Omit all images. Transcribe the rest of the material below exactly.

-------- SOURCE DATA

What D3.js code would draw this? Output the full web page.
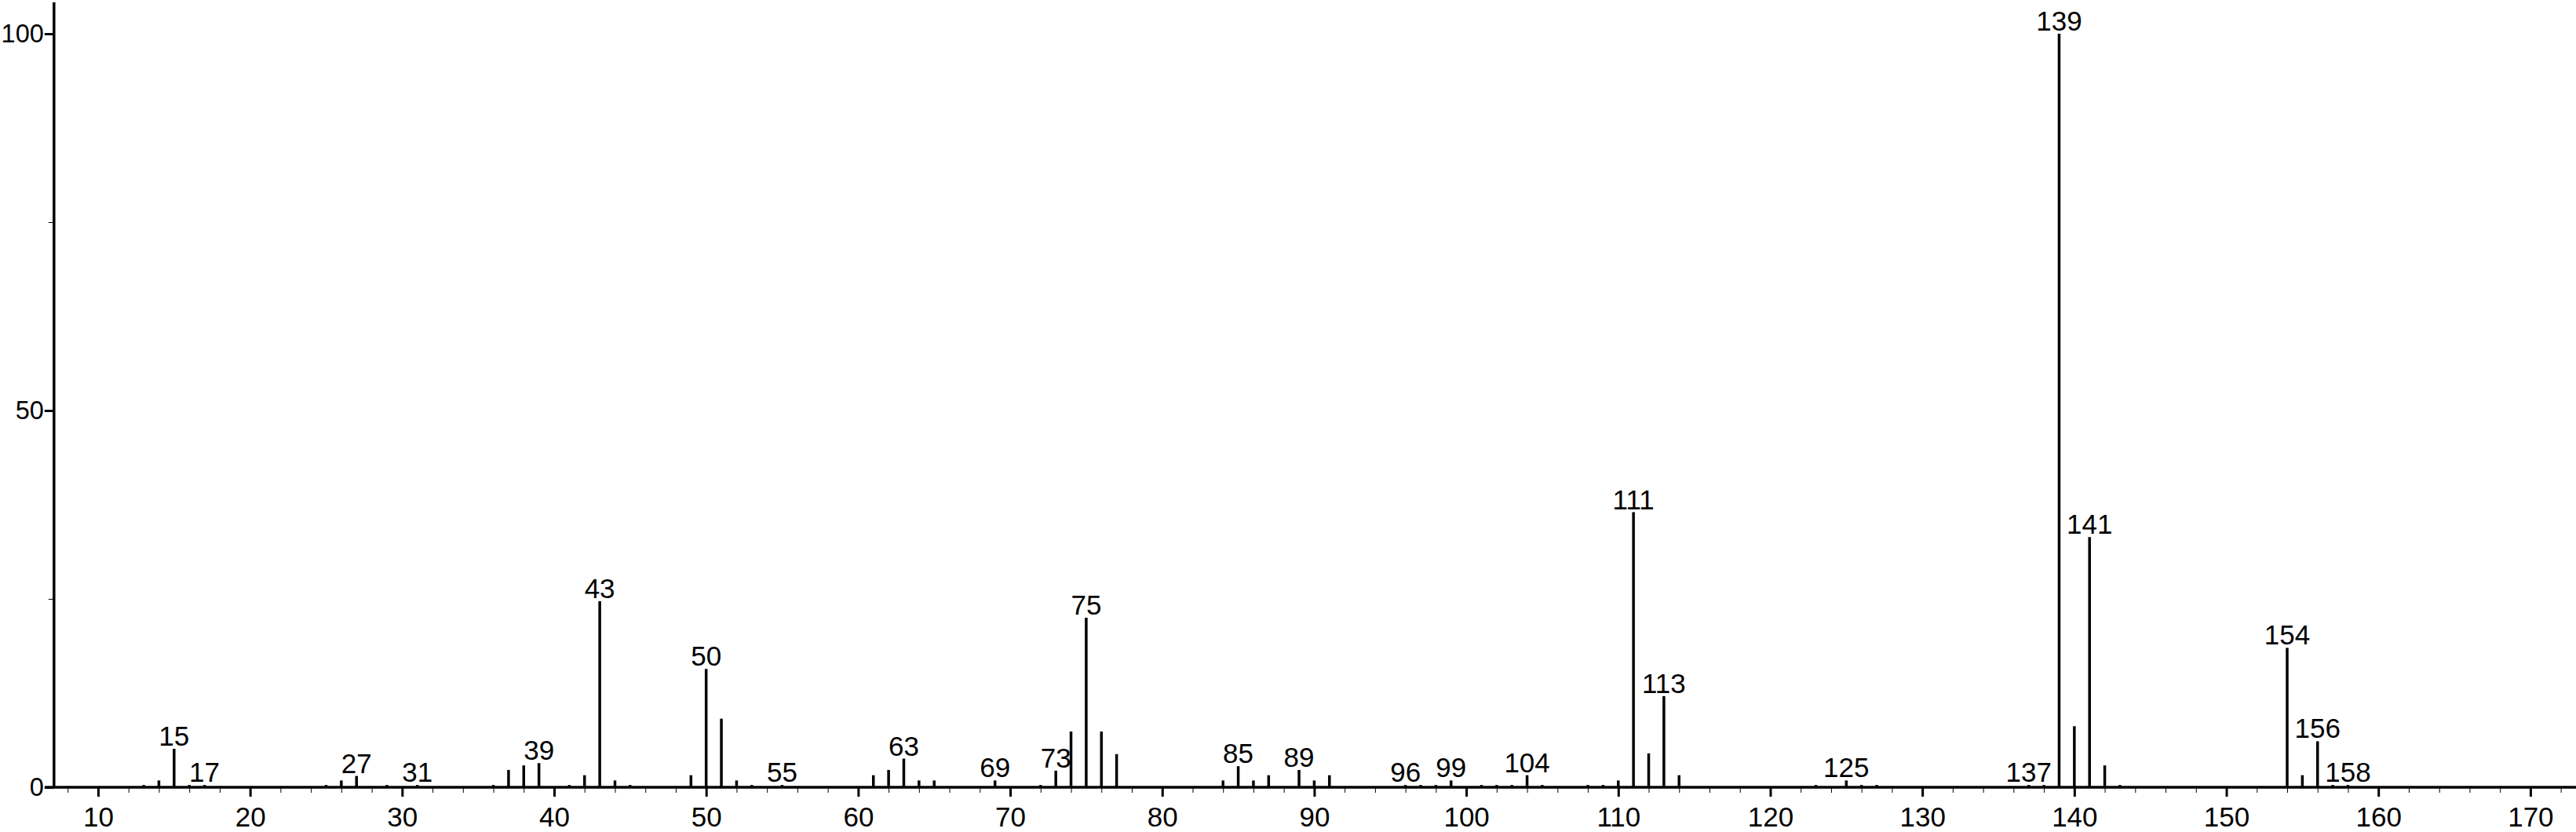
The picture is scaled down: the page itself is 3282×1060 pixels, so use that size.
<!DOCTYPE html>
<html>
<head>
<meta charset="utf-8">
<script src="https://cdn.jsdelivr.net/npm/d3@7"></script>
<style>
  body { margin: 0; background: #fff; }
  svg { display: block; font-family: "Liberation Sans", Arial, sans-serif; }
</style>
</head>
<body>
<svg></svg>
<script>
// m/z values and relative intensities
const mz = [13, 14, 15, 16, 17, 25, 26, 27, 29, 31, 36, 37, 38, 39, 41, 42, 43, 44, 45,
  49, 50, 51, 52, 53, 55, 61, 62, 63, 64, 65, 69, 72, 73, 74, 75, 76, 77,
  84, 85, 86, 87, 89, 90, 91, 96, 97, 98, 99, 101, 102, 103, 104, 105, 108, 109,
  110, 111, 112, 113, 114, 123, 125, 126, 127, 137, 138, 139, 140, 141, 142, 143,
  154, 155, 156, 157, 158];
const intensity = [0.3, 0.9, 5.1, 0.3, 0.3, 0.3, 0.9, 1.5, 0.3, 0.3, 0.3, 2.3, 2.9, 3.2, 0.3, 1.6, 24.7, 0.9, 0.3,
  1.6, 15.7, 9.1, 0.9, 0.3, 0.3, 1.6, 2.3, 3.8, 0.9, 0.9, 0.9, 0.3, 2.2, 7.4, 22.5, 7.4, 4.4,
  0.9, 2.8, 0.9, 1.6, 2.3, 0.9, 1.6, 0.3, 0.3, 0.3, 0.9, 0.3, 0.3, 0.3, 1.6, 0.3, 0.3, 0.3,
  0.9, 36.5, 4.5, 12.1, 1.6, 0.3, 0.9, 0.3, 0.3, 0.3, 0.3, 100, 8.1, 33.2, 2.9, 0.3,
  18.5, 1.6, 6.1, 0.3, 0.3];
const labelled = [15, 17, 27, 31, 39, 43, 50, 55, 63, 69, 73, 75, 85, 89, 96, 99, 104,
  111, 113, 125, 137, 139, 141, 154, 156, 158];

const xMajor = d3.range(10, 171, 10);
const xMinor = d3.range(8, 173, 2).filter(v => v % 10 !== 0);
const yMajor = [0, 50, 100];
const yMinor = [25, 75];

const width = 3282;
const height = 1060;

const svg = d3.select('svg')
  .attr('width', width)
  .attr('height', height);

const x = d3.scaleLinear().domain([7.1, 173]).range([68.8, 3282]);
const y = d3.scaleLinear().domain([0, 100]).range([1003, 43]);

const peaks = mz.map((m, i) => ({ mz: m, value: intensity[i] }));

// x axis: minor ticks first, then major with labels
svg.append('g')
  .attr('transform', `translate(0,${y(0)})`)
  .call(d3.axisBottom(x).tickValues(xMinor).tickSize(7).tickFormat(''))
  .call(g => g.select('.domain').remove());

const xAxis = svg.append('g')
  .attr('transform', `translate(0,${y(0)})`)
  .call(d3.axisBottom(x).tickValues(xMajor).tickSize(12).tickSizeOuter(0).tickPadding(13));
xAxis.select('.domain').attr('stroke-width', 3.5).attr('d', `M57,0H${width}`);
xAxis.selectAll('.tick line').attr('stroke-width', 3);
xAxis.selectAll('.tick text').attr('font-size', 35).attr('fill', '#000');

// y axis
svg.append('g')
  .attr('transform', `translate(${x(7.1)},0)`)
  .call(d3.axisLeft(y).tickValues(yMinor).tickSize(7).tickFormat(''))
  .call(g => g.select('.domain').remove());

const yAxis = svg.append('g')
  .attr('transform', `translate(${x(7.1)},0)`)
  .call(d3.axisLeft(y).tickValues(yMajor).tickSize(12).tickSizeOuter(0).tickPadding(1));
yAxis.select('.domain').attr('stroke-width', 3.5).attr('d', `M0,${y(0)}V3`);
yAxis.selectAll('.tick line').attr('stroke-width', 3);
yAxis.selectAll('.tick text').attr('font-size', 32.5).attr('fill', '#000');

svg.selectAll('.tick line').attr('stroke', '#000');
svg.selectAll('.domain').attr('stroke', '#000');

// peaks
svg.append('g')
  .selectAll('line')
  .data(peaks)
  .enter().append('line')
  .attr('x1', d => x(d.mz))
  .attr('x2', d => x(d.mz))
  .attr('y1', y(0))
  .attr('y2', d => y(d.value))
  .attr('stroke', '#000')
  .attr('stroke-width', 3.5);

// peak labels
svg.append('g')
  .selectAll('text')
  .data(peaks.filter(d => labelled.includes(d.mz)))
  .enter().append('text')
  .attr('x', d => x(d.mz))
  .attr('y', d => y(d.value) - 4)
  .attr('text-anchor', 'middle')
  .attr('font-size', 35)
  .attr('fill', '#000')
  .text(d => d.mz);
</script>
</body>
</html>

----------------

- FULL ANSWER:
What D3.js code would draw this? Output the full web page.
The picture is scaled down: the page itself is 3282×1060 pixels, so use that size.
<!DOCTYPE html>
<html>
<head>
<meta charset="utf-8">
<script src="https://cdn.jsdelivr.net/npm/d3@7"></script>
<style>
  body { margin: 0; background: #fff; }
  svg { display: block; font-family: "Liberation Sans", Arial, sans-serif; }
</style>
</head>
<body>
<svg></svg>
<script>
// m/z values and relative intensities
const mz = [13, 14, 15, 16, 17, 25, 26, 27, 29, 31, 36, 37, 38, 39, 41, 42, 43, 44, 45,
  49, 50, 51, 52, 53, 55, 61, 62, 63, 64, 65, 69, 72, 73, 74, 75, 76, 77,
  84, 85, 86, 87, 89, 90, 91, 96, 97, 98, 99, 101, 102, 103, 104, 105, 108, 109,
  110, 111, 112, 113, 114, 123, 125, 126, 127, 137, 138, 139, 140, 141, 142, 143,
  154, 155, 156, 157, 158];
const intensity = [0.3, 0.9, 5.1, 0.3, 0.3, 0.3, 0.9, 1.5, 0.3, 0.3, 0.3, 2.3, 2.9, 3.2, 0.3, 1.6, 24.7, 0.9, 0.3,
  1.6, 15.7, 9.1, 0.9, 0.3, 0.3, 1.6, 2.3, 3.8, 0.9, 0.9, 0.9, 0.3, 2.2, 7.4, 22.5, 7.4, 4.4,
  0.9, 2.8, 0.9, 1.6, 2.3, 0.9, 1.6, 0.3, 0.3, 0.3, 0.9, 0.3, 0.3, 0.3, 1.6, 0.3, 0.3, 0.3,
  0.9, 36.5, 4.5, 12.1, 1.6, 0.3, 0.9, 0.3, 0.3, 0.3, 0.3, 100, 8.1, 33.2, 2.9, 0.3,
  18.5, 1.6, 6.1, 0.3, 0.3];
const labelled = [15, 17, 27, 31, 39, 43, 50, 55, 63, 69, 73, 75, 85, 89, 96, 99, 104,
  111, 113, 125, 137, 139, 141, 154, 156, 158];

const xMajor = d3.range(10, 171, 10);
const xMinor = d3.range(8, 173, 2).filter(v => v % 10 !== 0);
const yMajor = [0, 50, 100];
const yMinor = [25, 75];

const width = 3282;
const height = 1060;

const svg = d3.select('svg')
  .attr('width', width)
  .attr('height', height);

const x = d3.scaleLinear().domain([7.1, 173]).range([68.8, 3282]);
const y = d3.scaleLinear().domain([0, 100]).range([1003, 43]);

const peaks = mz.map((m, i) => ({ mz: m, value: intensity[i] }));

// x axis: minor ticks first, then major with labels
svg.append('g')
  .attr('transform', `translate(0,${y(0)})`)
  .call(d3.axisBottom(x).tickValues(xMinor).tickSize(7).tickFormat(''))
  .call(g => g.select('.domain').remove());

const xAxis = svg.append('g')
  .attr('transform', `translate(0,${y(0)})`)
  .call(d3.axisBottom(x).tickValues(xMajor).tickSize(12).tickSizeOuter(0).tickPadding(13));
xAxis.select('.domain').attr('stroke-width', 3.5).attr('d', `M57,0H${width}`);
xAxis.selectAll('.tick line').attr('stroke-width', 3);
xAxis.selectAll('.tick text').attr('font-size', 35).attr('fill', '#000');

// y axis
svg.append('g')
  .attr('transform', `translate(${x(7.1)},0)`)
  .call(d3.axisLeft(y).tickValues(yMinor).tickSize(7).tickFormat(''))
  .call(g => g.select('.domain').remove());

const yAxis = svg.append('g')
  .attr('transform', `translate(${x(7.1)},0)`)
  .call(d3.axisLeft(y).tickValues(yMajor).tickSize(12).tickSizeOuter(0).tickPadding(1));
yAxis.select('.domain').attr('stroke-width', 3.5).attr('d', `M0,${y(0)}V3`);
yAxis.selectAll('.tick line').attr('stroke-width', 3);
yAxis.selectAll('.tick text').attr('font-size', 32.5).attr('fill', '#000');

svg.selectAll('.tick line').attr('stroke', '#000');
svg.selectAll('.domain').attr('stroke', '#000');

// peaks
svg.append('g')
  .selectAll('line')
  .data(peaks)
  .enter().append('line')
  .attr('x1', d => x(d.mz))
  .attr('x2', d => x(d.mz))
  .attr('y1', y(0))
  .attr('y2', d => y(d.value))
  .attr('stroke', '#000')
  .attr('stroke-width', 3.5);

// peak labels
svg.append('g')
  .selectAll('text')
  .data(peaks.filter(d => labelled.includes(d.mz)))
  .enter().append('text')
  .attr('x', d => x(d.mz))
  .attr('y', d => y(d.value) - 4)
  .attr('text-anchor', 'middle')
  .attr('font-size', 35)
  .attr('fill', '#000')
  .text(d => d.mz);
</script>
</body>
</html>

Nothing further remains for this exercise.